++++ SUPPLIED MATERIAL ++++
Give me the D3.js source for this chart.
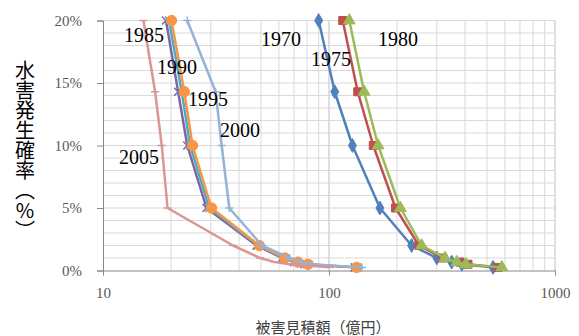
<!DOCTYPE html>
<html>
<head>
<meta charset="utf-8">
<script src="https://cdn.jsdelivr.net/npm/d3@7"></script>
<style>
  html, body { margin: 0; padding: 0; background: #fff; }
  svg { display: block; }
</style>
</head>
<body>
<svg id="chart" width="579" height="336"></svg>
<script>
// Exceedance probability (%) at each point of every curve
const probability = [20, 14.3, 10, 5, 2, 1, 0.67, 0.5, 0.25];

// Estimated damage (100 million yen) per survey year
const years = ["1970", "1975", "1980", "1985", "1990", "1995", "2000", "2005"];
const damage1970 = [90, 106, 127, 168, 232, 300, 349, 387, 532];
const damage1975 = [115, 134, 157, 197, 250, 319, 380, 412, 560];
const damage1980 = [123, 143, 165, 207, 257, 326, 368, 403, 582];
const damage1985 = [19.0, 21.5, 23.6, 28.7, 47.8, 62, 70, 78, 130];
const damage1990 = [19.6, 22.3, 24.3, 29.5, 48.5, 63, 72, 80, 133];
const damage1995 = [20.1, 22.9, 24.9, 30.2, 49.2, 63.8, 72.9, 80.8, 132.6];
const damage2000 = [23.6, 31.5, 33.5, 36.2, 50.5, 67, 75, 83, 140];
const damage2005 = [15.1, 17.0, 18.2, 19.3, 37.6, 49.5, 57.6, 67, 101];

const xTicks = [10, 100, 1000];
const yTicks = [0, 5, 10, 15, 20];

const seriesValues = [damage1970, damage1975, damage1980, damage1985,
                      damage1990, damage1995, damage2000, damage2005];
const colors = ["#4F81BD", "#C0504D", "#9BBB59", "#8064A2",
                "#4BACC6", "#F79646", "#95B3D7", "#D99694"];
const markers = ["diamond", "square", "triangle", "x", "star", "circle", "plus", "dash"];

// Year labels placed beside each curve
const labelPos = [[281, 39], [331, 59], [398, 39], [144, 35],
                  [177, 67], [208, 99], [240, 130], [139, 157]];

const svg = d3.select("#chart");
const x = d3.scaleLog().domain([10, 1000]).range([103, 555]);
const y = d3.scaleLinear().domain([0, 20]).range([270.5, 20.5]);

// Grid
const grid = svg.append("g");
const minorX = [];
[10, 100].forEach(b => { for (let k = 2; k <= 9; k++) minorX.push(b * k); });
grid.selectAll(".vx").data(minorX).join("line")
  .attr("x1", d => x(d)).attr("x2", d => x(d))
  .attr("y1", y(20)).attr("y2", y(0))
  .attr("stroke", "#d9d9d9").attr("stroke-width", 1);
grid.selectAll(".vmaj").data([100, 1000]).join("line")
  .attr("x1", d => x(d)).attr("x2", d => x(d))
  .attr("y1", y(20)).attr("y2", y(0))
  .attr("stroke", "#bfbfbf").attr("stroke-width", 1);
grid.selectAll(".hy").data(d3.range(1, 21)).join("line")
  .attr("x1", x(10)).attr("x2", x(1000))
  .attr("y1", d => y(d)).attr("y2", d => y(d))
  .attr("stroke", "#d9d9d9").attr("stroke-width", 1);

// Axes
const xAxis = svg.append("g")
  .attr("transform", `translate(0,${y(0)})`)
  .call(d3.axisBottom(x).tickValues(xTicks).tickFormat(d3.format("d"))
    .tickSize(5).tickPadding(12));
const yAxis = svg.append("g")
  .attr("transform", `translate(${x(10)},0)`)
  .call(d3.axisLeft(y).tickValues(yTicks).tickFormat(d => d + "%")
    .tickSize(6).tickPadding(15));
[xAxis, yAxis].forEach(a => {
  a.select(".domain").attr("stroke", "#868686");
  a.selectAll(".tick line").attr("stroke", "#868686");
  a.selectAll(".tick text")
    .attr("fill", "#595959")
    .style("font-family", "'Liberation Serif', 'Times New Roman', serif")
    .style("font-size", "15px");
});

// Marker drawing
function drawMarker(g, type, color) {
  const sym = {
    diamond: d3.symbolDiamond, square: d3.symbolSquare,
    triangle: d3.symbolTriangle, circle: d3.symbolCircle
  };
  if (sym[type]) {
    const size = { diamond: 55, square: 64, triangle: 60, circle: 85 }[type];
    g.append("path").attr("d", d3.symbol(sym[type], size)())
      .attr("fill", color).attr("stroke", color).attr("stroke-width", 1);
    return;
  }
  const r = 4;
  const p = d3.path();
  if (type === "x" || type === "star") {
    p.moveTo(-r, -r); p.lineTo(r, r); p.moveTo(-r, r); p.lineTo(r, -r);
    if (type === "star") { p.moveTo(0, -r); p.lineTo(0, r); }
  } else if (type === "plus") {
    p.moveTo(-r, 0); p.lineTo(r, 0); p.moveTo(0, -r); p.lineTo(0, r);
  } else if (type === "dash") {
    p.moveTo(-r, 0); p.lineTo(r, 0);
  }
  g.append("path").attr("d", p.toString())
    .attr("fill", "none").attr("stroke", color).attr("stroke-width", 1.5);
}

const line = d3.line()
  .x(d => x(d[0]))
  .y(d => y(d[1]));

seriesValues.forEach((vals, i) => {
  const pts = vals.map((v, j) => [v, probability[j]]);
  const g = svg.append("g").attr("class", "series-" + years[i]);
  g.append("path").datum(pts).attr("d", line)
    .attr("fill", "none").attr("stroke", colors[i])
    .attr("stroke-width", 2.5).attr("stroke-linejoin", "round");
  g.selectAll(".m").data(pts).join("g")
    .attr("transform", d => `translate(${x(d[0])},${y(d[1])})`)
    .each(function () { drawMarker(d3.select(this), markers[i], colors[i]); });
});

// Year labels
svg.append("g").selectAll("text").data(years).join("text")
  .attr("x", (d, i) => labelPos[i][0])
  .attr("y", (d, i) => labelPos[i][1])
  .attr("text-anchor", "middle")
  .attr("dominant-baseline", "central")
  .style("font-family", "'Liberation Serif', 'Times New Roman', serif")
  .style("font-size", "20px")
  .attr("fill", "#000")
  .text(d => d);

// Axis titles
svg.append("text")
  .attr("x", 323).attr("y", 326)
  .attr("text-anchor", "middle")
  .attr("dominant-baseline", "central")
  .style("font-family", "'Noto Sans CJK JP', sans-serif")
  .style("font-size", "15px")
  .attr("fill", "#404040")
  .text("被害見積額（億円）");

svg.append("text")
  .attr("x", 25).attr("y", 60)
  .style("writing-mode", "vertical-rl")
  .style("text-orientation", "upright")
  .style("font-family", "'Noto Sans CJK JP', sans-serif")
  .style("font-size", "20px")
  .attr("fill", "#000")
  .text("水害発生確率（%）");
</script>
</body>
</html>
++++
++++ SUPPLIED MATERIAL ++++
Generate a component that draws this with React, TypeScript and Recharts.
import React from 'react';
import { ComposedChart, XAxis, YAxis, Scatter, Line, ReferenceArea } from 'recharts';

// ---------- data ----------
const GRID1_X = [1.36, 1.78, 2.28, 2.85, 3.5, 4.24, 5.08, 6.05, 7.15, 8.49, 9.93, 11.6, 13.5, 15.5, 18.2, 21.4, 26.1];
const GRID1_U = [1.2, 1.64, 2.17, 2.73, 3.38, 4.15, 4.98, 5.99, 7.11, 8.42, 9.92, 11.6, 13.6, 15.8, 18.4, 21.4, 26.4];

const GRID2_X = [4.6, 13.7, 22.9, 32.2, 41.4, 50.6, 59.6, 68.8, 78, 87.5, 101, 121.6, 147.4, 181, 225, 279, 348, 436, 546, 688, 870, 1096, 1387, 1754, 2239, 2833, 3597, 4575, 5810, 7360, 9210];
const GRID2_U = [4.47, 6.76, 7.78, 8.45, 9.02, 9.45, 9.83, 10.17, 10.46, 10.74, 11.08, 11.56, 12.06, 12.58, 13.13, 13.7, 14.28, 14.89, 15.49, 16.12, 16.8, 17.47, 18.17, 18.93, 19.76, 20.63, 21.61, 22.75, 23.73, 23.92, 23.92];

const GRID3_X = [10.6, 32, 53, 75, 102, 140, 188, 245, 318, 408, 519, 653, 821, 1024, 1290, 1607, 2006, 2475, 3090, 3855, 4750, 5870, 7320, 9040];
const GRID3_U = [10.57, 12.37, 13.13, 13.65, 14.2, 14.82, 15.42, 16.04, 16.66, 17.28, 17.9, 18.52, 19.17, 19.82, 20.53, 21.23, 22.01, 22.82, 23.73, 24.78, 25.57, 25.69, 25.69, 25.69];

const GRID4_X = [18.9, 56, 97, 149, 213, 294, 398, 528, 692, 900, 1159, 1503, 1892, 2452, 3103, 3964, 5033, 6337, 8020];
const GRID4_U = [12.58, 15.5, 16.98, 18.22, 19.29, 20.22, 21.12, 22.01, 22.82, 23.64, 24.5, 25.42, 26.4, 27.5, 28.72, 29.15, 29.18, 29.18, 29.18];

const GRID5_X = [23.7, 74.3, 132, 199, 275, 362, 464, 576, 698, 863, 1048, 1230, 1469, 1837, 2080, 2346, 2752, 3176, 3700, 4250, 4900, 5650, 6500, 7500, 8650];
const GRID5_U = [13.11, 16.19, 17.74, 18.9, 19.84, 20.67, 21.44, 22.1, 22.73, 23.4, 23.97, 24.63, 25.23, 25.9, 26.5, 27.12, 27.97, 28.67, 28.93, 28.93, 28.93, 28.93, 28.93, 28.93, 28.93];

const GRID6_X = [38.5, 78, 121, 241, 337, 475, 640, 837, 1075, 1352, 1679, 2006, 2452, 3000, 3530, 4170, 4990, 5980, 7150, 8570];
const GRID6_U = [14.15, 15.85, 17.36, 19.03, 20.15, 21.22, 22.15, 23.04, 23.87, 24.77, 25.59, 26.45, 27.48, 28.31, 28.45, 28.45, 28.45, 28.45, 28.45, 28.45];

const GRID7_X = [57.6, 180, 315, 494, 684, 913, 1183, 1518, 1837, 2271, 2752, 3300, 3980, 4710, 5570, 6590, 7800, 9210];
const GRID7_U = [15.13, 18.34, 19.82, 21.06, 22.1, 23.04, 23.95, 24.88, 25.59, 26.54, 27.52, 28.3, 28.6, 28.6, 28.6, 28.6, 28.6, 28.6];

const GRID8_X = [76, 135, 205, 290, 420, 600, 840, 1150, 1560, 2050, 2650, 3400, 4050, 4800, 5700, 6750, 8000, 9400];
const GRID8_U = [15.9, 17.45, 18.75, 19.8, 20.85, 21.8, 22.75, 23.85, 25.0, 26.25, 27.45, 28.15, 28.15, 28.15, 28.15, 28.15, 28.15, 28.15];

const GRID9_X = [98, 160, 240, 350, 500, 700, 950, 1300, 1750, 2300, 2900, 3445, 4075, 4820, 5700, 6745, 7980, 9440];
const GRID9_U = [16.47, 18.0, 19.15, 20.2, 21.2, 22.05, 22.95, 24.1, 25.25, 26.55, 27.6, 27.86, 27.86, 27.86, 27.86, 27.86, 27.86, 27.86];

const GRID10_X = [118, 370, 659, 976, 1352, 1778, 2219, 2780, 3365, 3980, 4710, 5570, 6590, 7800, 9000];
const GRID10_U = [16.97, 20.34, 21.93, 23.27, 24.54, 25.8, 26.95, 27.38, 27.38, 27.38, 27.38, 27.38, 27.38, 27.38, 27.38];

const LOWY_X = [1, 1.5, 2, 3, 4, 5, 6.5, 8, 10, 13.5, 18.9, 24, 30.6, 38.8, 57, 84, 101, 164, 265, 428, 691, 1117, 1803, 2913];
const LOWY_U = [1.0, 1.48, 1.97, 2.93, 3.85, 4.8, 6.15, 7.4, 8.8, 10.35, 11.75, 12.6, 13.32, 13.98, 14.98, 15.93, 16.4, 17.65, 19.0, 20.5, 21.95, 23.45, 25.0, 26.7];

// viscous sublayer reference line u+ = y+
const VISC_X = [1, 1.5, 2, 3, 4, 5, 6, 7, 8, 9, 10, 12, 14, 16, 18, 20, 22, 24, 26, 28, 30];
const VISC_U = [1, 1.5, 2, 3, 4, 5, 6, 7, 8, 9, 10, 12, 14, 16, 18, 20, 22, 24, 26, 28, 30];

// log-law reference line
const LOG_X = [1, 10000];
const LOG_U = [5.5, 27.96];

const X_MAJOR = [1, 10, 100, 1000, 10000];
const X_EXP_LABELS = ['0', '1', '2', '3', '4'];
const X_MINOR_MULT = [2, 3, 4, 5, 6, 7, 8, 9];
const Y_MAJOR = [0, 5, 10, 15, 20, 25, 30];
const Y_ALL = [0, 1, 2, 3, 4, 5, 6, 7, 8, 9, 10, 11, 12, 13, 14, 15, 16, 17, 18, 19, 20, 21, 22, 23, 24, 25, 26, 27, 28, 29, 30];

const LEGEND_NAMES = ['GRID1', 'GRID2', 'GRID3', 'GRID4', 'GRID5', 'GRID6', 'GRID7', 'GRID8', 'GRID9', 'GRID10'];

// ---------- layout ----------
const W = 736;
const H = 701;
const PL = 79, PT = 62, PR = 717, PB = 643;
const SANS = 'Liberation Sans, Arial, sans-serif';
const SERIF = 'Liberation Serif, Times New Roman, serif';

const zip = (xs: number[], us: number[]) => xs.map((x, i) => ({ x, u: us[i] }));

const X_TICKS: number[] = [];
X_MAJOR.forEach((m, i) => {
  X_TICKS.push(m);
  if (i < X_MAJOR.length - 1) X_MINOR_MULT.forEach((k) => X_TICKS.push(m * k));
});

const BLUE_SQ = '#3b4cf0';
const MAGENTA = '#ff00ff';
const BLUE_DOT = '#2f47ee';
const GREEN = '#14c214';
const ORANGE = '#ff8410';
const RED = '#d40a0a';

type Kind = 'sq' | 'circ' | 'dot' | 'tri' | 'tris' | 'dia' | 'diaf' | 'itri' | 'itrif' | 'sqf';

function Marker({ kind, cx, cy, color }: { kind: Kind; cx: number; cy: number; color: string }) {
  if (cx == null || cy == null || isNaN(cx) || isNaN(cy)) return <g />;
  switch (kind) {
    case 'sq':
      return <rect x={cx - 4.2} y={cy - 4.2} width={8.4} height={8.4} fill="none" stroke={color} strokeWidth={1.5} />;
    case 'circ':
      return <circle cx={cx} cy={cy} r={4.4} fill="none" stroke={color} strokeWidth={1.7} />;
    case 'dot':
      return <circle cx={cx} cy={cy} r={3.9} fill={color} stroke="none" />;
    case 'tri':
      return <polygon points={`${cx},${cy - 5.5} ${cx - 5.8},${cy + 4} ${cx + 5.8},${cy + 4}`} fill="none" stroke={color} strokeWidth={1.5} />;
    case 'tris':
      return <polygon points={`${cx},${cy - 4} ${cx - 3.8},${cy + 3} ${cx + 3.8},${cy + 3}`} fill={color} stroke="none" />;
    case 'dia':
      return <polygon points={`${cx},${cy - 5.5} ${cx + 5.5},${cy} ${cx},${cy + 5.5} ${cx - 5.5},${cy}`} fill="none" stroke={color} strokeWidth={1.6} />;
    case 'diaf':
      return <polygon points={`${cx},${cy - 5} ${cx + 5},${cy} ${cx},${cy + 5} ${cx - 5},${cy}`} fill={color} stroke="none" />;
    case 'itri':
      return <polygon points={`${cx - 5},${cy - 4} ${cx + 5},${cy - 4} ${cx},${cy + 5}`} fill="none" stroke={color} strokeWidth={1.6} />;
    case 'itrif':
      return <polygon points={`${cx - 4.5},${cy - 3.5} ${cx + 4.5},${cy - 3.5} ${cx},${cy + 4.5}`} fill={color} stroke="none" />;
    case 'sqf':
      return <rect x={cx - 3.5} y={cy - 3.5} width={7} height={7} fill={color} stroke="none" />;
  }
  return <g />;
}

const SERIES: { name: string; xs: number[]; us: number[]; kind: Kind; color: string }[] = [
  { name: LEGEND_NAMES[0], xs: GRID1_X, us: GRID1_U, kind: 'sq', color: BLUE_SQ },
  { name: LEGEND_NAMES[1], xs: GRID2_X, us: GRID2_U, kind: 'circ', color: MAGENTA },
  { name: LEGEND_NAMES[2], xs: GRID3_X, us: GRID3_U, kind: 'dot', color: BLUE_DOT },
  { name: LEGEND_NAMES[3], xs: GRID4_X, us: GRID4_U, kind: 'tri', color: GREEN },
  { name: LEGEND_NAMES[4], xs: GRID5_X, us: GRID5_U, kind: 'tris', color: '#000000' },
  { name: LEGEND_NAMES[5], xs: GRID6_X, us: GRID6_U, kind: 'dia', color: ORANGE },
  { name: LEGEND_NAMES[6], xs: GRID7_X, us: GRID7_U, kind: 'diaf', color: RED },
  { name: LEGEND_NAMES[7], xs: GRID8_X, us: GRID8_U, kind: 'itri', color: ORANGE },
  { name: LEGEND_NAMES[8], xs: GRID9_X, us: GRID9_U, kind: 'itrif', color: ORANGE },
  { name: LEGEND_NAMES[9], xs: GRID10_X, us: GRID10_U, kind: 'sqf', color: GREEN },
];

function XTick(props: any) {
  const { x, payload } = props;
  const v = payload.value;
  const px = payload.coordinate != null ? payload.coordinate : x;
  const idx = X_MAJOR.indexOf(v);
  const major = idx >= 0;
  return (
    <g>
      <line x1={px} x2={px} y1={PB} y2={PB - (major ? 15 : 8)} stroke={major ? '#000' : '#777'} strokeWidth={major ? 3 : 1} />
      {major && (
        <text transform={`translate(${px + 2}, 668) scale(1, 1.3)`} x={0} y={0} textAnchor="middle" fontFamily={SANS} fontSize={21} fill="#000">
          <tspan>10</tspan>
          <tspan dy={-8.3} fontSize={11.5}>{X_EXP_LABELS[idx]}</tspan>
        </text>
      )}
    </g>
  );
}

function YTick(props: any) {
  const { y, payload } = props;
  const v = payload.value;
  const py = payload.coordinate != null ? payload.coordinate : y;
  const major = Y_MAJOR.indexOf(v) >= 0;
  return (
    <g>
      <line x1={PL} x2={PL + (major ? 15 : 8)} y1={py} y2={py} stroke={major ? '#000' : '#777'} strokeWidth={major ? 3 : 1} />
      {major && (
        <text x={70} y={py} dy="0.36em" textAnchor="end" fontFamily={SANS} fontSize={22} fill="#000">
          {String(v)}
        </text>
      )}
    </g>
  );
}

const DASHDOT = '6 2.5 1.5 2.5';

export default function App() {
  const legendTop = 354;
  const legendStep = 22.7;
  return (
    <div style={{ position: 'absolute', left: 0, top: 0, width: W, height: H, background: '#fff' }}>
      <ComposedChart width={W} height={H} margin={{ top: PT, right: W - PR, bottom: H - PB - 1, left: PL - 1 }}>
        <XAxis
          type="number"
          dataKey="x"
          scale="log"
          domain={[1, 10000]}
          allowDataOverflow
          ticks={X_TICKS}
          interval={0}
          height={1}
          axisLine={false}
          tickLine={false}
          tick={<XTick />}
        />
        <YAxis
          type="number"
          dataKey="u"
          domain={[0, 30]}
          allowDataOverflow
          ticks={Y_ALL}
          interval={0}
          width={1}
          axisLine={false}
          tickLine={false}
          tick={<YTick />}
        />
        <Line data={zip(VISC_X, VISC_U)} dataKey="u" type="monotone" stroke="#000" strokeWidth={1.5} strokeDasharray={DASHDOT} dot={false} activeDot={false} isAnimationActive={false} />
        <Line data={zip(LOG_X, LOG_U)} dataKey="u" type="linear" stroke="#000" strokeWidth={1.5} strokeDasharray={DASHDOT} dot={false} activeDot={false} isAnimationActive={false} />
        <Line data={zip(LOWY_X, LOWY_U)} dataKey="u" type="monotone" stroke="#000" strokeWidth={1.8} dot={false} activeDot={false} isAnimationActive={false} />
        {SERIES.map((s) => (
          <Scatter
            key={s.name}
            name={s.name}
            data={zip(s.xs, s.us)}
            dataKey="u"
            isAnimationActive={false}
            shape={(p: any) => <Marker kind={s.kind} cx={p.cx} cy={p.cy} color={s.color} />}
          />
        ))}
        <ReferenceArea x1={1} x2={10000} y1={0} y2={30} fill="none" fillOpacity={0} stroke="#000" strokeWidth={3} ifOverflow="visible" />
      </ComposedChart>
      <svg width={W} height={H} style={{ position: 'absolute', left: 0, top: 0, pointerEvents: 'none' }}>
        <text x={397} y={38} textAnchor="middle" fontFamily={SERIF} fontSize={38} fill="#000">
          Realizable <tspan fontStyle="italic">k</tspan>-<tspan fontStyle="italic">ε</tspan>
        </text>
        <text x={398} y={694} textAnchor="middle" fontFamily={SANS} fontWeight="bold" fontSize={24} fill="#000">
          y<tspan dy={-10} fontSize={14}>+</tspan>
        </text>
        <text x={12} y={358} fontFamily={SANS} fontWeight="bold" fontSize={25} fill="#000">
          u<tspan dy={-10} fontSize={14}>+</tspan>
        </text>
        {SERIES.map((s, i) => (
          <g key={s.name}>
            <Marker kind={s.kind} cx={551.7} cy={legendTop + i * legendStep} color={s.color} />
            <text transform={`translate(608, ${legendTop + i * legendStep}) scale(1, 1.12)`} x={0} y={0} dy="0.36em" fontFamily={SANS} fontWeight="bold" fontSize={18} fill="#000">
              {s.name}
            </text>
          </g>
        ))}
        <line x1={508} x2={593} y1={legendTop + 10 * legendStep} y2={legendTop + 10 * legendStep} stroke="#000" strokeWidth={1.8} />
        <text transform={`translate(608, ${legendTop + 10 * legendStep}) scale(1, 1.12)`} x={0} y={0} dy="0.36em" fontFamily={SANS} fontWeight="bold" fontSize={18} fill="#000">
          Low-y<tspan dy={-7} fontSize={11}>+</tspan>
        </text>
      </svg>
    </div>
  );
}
++++
■ **EXERCISE PROMPT**:
Of all the entries above, repeat only the lines from the line that has "Generate a component" to the line that has "29.18, 29.18, 29.18];", both lines included, exactly.

■ **THE REPLY**:
Generate a component that draws this with React, TypeScript and Recharts.
import React from 'react';
import { ComposedChart, XAxis, YAxis, Scatter, Line, ReferenceArea } from 'recharts';

// ---------- data ----------
const GRID1_X = [1.36, 1.78, 2.28, 2.85, 3.5, 4.24, 5.08, 6.05, 7.15, 8.49, 9.93, 11.6, 13.5, 15.5, 18.2, 21.4, 26.1];
const GRID1_U = [1.2, 1.64, 2.17, 2.73, 3.38, 4.15, 4.98, 5.99, 7.11, 8.42, 9.92, 11.6, 13.6, 15.8, 18.4, 21.4, 26.4];

const GRID2_X = [4.6, 13.7, 22.9, 32.2, 41.4, 50.6, 59.6, 68.8, 78, 87.5, 101, 121.6, 147.4, 181, 225, 279, 348, 436, 546, 688, 870, 1096, 1387, 1754, 2239, 2833, 3597, 4575, 5810, 7360, 9210];
const GRID2_U = [4.47, 6.76, 7.78, 8.45, 9.02, 9.45, 9.83, 10.17, 10.46, 10.74, 11.08, 11.56, 12.06, 12.58, 13.13, 13.7, 14.28, 14.89, 15.49, 16.12, 16.8, 17.47, 18.17, 18.93, 19.76, 20.63, 21.61, 22.75, 23.73, 23.92, 23.92];

const GRID3_X = [10.6, 32, 53, 75, 102, 140, 188, 245, 318, 408, 519, 653, 821, 1024, 1290, 1607, 2006, 2475, 3090, 3855, 4750, 5870, 7320, 9040];
const GRID3_U = [10.57, 12.37, 13.13, 13.65, 14.2, 14.82, 15.42, 16.04, 16.66, 17.28, 17.9, 18.52, 19.17, 19.82, 20.53, 21.23, 22.01, 22.82, 23.73, 24.78, 25.57, 25.69, 25.69, 25.69];

const GRID4_X = [18.9, 56, 97, 149, 213, 294, 398, 528, 692, 900, 1159, 1503, 1892, 2452, 3103, 3964, 5033, 6337, 8020];
const GRID4_U = [12.58, 15.5, 16.98, 18.22, 19.29, 20.22, 21.12, 22.01, 22.82, 23.64, 24.5, 25.42, 26.4, 27.5, 28.72, 29.15, 29.18, 29.18, 29.18];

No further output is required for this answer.